一个典型的应用部署到Kubernetes,其Deployment YAML往往是混乱的开始。配置散落在ConfigMap里,敏感信息要么通过CI/CD管道注入,要么更糟,被base64编码后提交到Git仓库。监控配置则完全是另一回事,需要SRE团队手动创建ServiceMonitor或修改Prometheus的静态配置。这种关注点分离带来的直接后果就是运维摩擦和潜在的安全风险。

我们看一个常见的部署片段:

apiVersion: apps/v1
kind: Deployment
metadata:
  name: billing-service
spec:
  replicas: 3
  template:
    spec:
      containers:
      - name: billing-service
        image: my-registry/billing-service:1.2.0
        env:
        - name: DATABASE_URL
          valueFrom:
            secretKeyRef:
              name: db-credentials
              key: url
        - name: API_KEY_PROVIDER_X
          valueFrom:
            secretKeyRef:
              name: provider-x-keys
              key: api-key
# ...
---
apiVersion: v1
kind: Secret
metadata:
  name: db-credentials
type: Opaque
data:
  url: "cG9zdGdyZXM6Ly91c2VyOnBhc3NAdGhpcy1pc..." # Base64 encoded, static secret
# ...
---
# Somewhere else, in another repository, managed by another team...
apiVersion: monitoring.coreos.com/v1
kind: ServiceMonitor
metadata:
  name: billing-service-monitor
  labels:
    team: billing
spec:
  endpoints:
  - port: http-metrics
    interval: 15s
  selector:
    matchLabels:
      app: billing-service

这里的核心痛点显而易见:

  1. 静态密钥管理db-credentials Secret是静态的,轮换困难,生命周期与应用脱钩。
  2. 配置割裂:应用的部署定义、密钥来源、监控配置是三个独立的对象,需要手动协调。
  3. 运维负担:每次新应用上线或旧应用变更,都需要多方协作更新这些分散的配置,极易出错。

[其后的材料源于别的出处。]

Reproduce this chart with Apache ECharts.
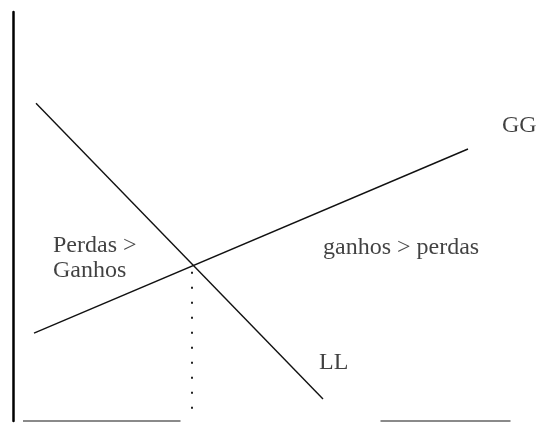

我们的目标是创建一个统一的、声明式的API,让开发者只需定义一个资源,就能描述应用的全部“外部依赖”——包括它需要哪些动态密钥,以及它应该如何被监控。Kubernetes Operator正是实现这一目标的最佳框架与工具。我们将构建一个VaultApp Operator,它在Azure AKS上运行,负责协调应用部署、从HashiCorp Vault注入动态密钥,并为Prometheus自动配置服务监控。

架构决策与技术选型

在着手构建之前,必须明确为什么选择这套技术栈,以及它们如何协同工作。

  • Azure Kubernetes Service (AKS): 作为一个受管的Kubernetes服务,AKS免去了我们维护控制平面的麻烦。更重要的是,它与Azure生态(如Azure AD Workload Identity)的深度集成为我们连接外部系统(如Vault)提供了安全的身份验证机制。
  • HashiCorp Vault: 我们不使用Vault Agent Injector。虽然它能很好地处理密钥注入,但我们的目标不止于此。我们需要一个中心控制器来协调多个系统。Operator可以实现更复杂的逻辑,比如根据密钥类型决定注入方式,或者在密钥轮换后执行特定动作(例如滚动重启Deployment),同时它还能管理与密钥无关的Prometheus配置。
  • Prometheus Operator: 我们不直接操作Prometheus,而是利用其Operator提供的ServiceMonitor CRD。这使得监控配置本身也变成了Kubernetes原生资源,我们的VaultApp Operator只需创建、更新或删除ServiceMonitor对象,剩下的工作就交给了Prometheus Operator。
  • Kubebuilder (Go): 这是构建Operator的主流框架。它为我们生成了CRD定义、控制器骨架和所有样板代码,让我们可以专注于实现核心的调谐逻辑 (Reconciliation Loop)。

整个工作流程的架构如下:

graph TD
    subgraph "Developer Workflow"
        A[Developer] -- writes & applies --> B(VaultApp CR YAML);
    end

    subgraph "Azure AKS Cluster"
        B -- is watched by --> C{VaultApp Operator};
        C -- reads --> B;
        C -- K8s API --> D{Reconciliation Loop};
        D -- 1. Authenticate --> E[HashiCorp Vault];
        E -- returns token --> D;
        D -- 2. Fetch Secrets --> E;
        E -- returns secrets --> D;
        D -- 3. Creates/Updates --> F[Kubernetes Secret];
        D -- 4. Creates/Updates --> G[Deployment];
        D -- 5. Creates/Updates --> H[ServiceMonitor];
        G -- mounts --> F;
        I[Prometheus Operator] -- watches --> H;
        I -- configures --> J[Prometheus];
        J -- scrapes metrics from --> G;
    end

第一步:定义VaultApp API

一切始于API设计。我们需要一个Custom Resource Definition (CRD)来承载我们的意图。这个VaultApp资源需要包含:

  • 一个标准的Deployment模板,用于定义应用本身。
  • 一个Vault配置段,用于指定要从Vault获取的密钥路径及其在最终生成的Kubernetes Secret中的键名。
  • 一个Monitoring配置段,用于描述Prometheus的抓取端点。

在Go中,这对应于api/v1alpha1/vaultapp_types.go文件中的结构体定义。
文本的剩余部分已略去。